From a European perspective, Joe Biden’s plans for a $2 trillion boost to spending on infrastructure is not a radical statement of intent. The money will be spread over eight years and raise the federal budget on capital projects by about 1 percentage point a year.
And the US is starting from a very low base. Congress levies federal taxes that amounted to a little more than 16% as a proportion of national income (GDP) in 2019 and the total level of taxes, taking into account state and local charges, is 24.5% of GDP. By way of comparison, the UK’s share of tax levied as a percentage of GDP is around 37% and in France it is 46%.
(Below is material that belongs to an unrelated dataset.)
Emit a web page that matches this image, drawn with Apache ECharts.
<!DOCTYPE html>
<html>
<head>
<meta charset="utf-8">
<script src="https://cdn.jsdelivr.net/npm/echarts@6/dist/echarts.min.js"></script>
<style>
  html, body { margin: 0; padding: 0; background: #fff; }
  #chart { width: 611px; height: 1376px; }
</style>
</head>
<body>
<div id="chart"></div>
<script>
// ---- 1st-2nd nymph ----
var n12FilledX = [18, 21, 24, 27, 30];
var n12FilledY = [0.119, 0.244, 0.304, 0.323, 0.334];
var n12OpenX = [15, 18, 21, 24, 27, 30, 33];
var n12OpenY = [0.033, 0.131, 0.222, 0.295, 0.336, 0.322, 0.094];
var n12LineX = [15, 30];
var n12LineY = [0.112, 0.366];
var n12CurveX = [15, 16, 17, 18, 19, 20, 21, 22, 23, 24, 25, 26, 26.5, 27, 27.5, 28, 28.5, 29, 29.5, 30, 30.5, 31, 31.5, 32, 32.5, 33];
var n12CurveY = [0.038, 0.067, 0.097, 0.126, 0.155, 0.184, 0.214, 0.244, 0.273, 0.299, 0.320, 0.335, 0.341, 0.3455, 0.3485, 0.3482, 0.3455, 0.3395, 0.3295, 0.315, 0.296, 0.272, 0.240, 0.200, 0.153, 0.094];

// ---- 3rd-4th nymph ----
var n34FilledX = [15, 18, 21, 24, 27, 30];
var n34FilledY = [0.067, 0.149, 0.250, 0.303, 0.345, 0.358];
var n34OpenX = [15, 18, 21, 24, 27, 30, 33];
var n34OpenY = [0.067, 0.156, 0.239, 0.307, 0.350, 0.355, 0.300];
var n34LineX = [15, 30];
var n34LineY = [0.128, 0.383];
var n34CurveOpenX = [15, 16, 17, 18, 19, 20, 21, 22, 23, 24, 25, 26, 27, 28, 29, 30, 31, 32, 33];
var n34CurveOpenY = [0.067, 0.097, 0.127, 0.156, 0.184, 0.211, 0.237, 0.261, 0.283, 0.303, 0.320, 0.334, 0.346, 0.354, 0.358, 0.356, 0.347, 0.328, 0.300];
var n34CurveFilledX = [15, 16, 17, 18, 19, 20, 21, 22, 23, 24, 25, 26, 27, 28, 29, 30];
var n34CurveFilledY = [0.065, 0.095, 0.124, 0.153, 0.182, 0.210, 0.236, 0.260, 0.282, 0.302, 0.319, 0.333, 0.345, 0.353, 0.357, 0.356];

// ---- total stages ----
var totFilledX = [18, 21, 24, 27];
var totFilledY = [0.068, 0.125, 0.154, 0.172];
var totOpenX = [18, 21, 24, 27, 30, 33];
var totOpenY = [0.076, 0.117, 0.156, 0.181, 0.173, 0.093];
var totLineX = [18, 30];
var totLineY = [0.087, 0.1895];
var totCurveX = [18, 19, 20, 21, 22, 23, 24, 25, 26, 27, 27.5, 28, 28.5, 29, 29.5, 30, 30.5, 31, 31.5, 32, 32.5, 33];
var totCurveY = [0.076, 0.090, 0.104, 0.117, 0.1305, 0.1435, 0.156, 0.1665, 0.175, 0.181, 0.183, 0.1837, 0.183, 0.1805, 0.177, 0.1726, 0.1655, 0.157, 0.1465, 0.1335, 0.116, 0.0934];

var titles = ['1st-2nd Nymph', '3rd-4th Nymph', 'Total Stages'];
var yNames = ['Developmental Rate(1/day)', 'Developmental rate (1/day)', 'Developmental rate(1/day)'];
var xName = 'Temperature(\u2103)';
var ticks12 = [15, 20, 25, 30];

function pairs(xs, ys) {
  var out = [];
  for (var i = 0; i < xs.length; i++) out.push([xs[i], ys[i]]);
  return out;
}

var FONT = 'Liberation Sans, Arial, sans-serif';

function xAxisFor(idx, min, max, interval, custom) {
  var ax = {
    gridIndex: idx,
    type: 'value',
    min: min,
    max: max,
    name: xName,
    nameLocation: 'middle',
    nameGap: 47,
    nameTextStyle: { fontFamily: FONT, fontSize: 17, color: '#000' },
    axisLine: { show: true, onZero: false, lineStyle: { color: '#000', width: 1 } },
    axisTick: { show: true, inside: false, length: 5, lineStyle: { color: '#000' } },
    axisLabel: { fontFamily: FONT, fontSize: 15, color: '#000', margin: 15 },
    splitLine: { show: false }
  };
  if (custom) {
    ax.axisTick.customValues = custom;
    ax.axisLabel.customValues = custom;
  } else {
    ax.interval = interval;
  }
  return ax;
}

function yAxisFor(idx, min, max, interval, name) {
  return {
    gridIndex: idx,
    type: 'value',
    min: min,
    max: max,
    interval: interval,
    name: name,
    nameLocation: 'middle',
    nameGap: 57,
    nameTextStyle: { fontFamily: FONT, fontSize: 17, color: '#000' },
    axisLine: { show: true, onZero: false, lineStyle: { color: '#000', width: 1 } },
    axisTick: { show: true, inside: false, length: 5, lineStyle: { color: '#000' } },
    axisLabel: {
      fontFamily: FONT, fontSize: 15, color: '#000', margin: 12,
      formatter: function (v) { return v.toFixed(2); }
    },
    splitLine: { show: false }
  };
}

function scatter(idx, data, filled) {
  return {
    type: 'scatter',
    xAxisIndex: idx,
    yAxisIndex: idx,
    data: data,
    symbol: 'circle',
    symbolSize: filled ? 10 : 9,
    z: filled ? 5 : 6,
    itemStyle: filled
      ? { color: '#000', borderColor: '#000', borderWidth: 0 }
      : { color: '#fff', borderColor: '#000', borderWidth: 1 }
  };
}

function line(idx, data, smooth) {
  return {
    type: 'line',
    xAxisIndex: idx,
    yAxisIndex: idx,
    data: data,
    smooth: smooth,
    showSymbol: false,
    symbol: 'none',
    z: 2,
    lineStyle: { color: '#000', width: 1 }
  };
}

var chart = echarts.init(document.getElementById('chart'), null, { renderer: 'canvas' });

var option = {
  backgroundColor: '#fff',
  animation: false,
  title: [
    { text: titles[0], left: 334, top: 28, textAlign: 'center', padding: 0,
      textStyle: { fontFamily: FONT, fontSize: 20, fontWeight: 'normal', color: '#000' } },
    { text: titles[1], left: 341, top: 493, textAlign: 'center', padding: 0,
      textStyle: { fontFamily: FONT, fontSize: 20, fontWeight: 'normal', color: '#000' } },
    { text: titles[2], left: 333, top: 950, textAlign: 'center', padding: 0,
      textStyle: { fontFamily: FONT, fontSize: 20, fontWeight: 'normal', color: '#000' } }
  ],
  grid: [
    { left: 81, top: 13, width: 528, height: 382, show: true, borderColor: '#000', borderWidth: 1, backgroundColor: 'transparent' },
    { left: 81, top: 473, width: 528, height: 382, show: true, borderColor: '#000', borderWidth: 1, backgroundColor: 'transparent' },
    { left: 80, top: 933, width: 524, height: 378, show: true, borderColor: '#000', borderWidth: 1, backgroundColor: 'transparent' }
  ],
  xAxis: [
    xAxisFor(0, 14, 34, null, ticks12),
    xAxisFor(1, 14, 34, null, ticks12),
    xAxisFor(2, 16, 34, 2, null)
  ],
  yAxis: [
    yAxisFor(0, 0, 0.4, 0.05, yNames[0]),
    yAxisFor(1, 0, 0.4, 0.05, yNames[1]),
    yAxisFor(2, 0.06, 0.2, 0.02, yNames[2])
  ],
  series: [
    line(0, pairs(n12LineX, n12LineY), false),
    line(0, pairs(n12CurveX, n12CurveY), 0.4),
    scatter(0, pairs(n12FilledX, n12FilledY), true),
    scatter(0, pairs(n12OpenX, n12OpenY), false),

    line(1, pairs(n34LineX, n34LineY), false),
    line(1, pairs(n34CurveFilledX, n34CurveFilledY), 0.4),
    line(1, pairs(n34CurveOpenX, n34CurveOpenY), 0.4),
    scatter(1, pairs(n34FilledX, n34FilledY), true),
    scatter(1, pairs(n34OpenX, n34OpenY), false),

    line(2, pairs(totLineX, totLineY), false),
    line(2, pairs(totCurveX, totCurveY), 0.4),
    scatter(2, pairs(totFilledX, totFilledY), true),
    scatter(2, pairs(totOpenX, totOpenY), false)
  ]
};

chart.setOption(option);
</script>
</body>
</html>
One reason for the disparity is set out in the White House document – the American Jobs Plan – which hammers home how “public domestic investment as a share of the economy has fallen by more than 40% since the 1960s”.
And some of the projects are so basic, so fundamental to the running of a modern economy, that it is difficult to see why anyone would protest at a little more being spent to turn something that does not function into something that does.
One example is the modernisation of US water and electricity systems, eliminating lead from water supplies and reducing power cuts, which recently brought Texas to a standstill during a winter freeze.
But according to business lobby groups this is off-the-scale radical, though their objections are not so much to Biden’s “mission upgrade” as to the way he’s planning to pay for it – through an increase in corporation tax.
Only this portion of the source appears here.